» **Exercise**: Leave out the pictures, and retype only the lines from the beginning of the material through the line that contains "0.015, 0.020, 0.020, 0.020, 0.020, 0.020]", including both.

++++++++

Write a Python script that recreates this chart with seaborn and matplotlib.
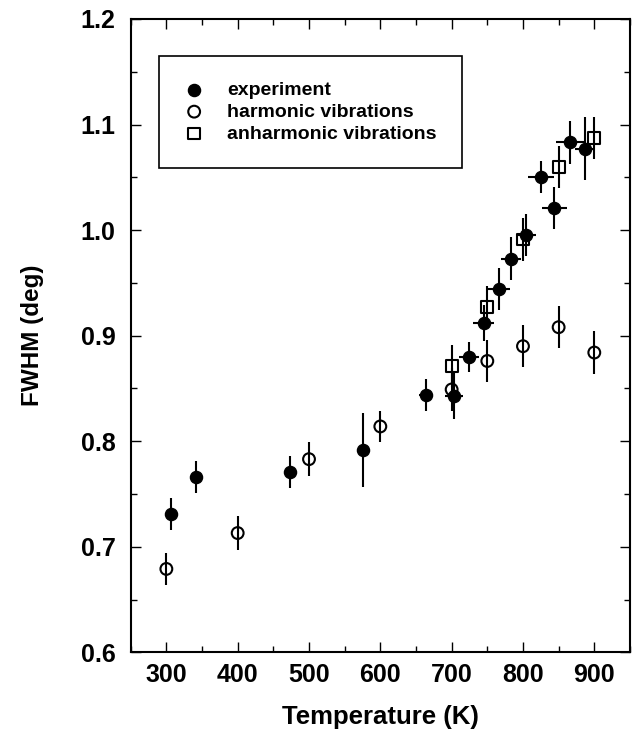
import matplotlib
matplotlib.use('Agg')
import matplotlib.pyplot as plt
from matplotlib.ticker import MultipleLocator, FormatStrFormatter
import seaborn as sns

# experiment (filled circles), T error and FWHM error
exp_T = [307, 341, 473, 576, 664, 703, 724, 745, 766, 783, 804, 825, 844, 866, 887]
exp_fwhm = [0.731, 0.766, 0.771, 0.792, 0.844, 0.843, 0.880, 0.912, 0.944,
            0.973, 0.995, 1.050, 1.021, 1.083, 1.077]
exp_T_err = [4, 4, 4, 8, 10, 13, 14, 15, 16, 14, 14, 18, 18, 20, 14]
exp_fwhm_err = [0.015, 0.015, 0.015, 0.035, 0.015, 0.022, 0.014, 0.017, 0.020,
                0.020, 0.020, 0.015, 0.020, 0.020, 0.030]

# harmonic vibrations (open circles)
harm_T = [300, 400, 500, 600, 700, 750, 800, 850, 900]
harm_fwhm = [0.679, 0.713, 0.783, 0.814, 0.849, 0.876, 0.890, 0.908, 0.884]
harm_err = [0.015, 0.016, 0.016, 0.015, 0.020, 0.020, 0.020, 0.020, 0.020]

# anharmonic vibrations (open squares)
anh_T = [700, 750, 800, 850, 900]
anh_fwhm = [0.871, 0.927, 0.991, 1.060, 1.087]
anh_err = [0.020, 0.020, 0.020, 0.020, 0.020]

sns.set_style('ticks')
plt.rcParams['font.family'] = ['Liberation Sans', 'DejaVu Sans']
plt.rcParams['font.weight'] = 'bold'
plt.rcParams['text.color'] = 'black'
plt.rcParams['axes.labelcolor'] = 'black'
plt.rcParams['xtick.color'] = 'black'
plt.rcParams['ytick.color'] = 'black'

fig = plt.figure(figsize=(6.36, 7.39), dpi=100)
ax = fig.add_axes([0.2055, 0.1173, 0.785, 0.857])

ax.errorbar(exp_T, exp_fwhm, xerr=exp_T_err, yerr=exp_fwhm_err, fmt='none',
            ecolor='black', elinewidth=1.5, capsize=0, zorder=2)
ax.errorbar(harm_T, harm_fwhm, yerr=harm_err, fmt='none',
            ecolor='black', elinewidth=1.5, capsize=0, zorder=2)
ax.errorbar(anh_T, anh_fwhm, yerr=anh_err, fmt='none',
            ecolor='black', elinewidth=1.5, capsize=0, zorder=2)

sns.scatterplot(x=exp_T, y=exp_fwhm, ax=ax, marker='o', s=76, color='black',
                edgecolor='black', linewidth=1.0, label='experiment', zorder=3)
sns.scatterplot(x=harm_T, y=harm_fwhm, ax=ax, marker='o', s=72, color='black',
                facecolor='none', edgecolor='black', linewidth=1.5,
                label='harmonic vibrations', zorder=3)
sns.scatterplot(x=anh_T, y=anh_fwhm, ax=ax, marker='s', s=72, color='black',
                facecolor='none', edgecolor='black', linewidth=1.5,
                label='anharmonic vibrations', zorder=3)

ax.set_xlim(250, 950)
ax.set_ylim(0.6, 1.2)
ax.xaxis.set_major_locator(MultipleLocator(100))
ax.xaxis.set_minor_locator(MultipleLocator(50))
ax.yaxis.set_major_locator(MultipleLocator(0.1))
ax.yaxis.set_minor_locator(MultipleLocator(0.05))
ax.yaxis.set_major_formatter(FormatStrFormatter('%.1f'))
ax.set_xticks([300, 400, 500, 600, 700, 800, 900])

ax.tick_params(which='both', direction='in', top=True, right=True, width=1.0, color='black')
ax.tick_params(which='major', length=7.5)
ax.tick_params(which='minor', length=4)
ax.tick_params(axis='x', labelsize=18, pad=8, labelcolor='black')
ax.tick_params(axis='y', labelsize=18, pad=11, labelcolor='black')
for lab in ax.get_xticklabels() + ax.get_yticklabels():
    lab.set_fontweight('bold')
for sp in ax.spines.values():
    sp.set_linewidth(1.5)
    sp.set_color('black')

ax.set_xlabel('Temperature (K)', fontsize=18.5, fontweight='bold', labelpad=13)
ax.set_ylabel('FWHM (deg)', fontsize=17.5, fontweight='bold', labelpad=26)

leg = ax.legend(loc='upper left', bbox_to_anchor=(0.057, 0.9416), borderaxespad=0,
                frameon=True, fancybox=False, edgecolor='black', framealpha=1,
                prop={'size': 14, 'weight': 'bold'}, handlelength=1.0,
                handletextpad=1.2, labelspacing=0.22, borderpad=1.3)
leg.get_frame().set_linewidth(1.2)
for t in leg.get_texts():
    t.set_color('black')

fig.savefig('out.png', dpi=100)
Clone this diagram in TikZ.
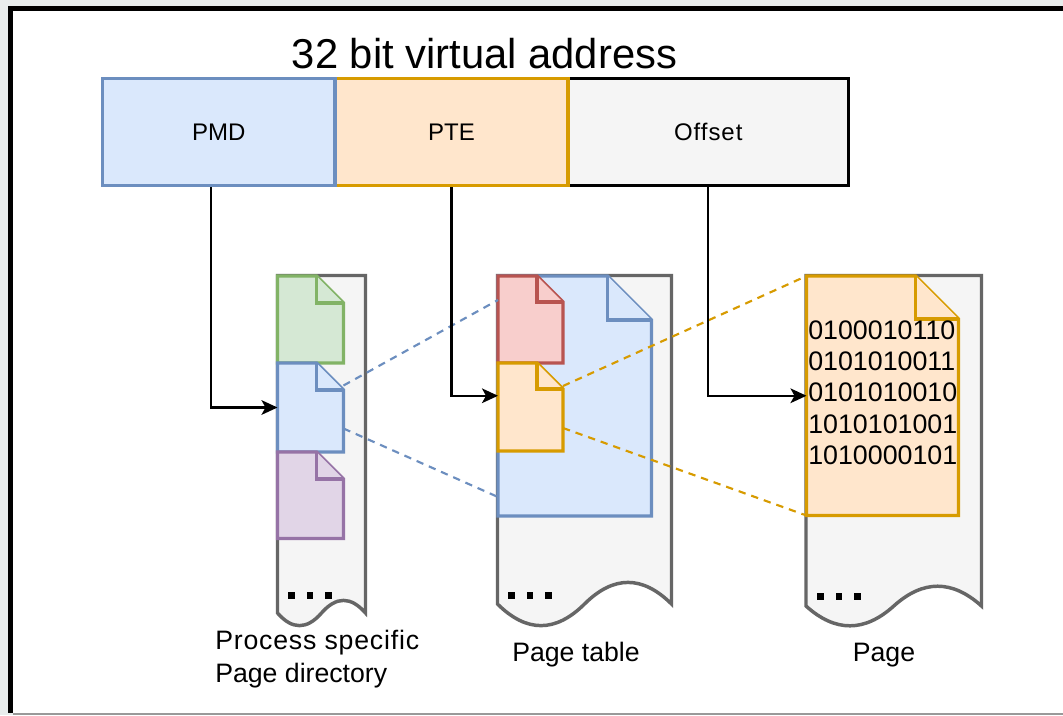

++++++++

» **Solution**:
Write a Python script that recreates this chart with seaborn and matplotlib.
import matplotlib
matplotlib.use('Agg')
import matplotlib.pyplot as plt
from matplotlib.ticker import MultipleLocator, FormatStrFormatter
import seaborn as sns

# experiment (filled circles), T error and FWHM error
exp_T = [307, 341, 473, 576, 664, 703, 724, 745, 766, 783, 804, 825, 844, 866, 887]
exp_fwhm = [0.731, 0.766, 0.771, 0.792, 0.844, 0.843, 0.880, 0.912, 0.944,
            0.973, 0.995, 1.050, 1.021, 1.083, 1.077]
exp_T_err = [4, 4, 4, 8, 10, 13, 14, 15, 16, 14, 14, 18, 18, 20, 14]
exp_fwhm_err = [0.015, 0.015, 0.015, 0.035, 0.015, 0.022, 0.014, 0.017, 0.020,
                0.020, 0.020, 0.015, 0.020, 0.020, 0.030]

# harmonic vibrations (open circles)
harm_T = [300, 400, 500, 600, 700, 750, 800, 850, 900]
harm_fwhm = [0.679, 0.713, 0.783, 0.814, 0.849, 0.876, 0.890, 0.908, 0.884]
harm_err = [0.015, 0.016, 0.016, 0.015, 0.020, 0.020, 0.020, 0.020, 0.020]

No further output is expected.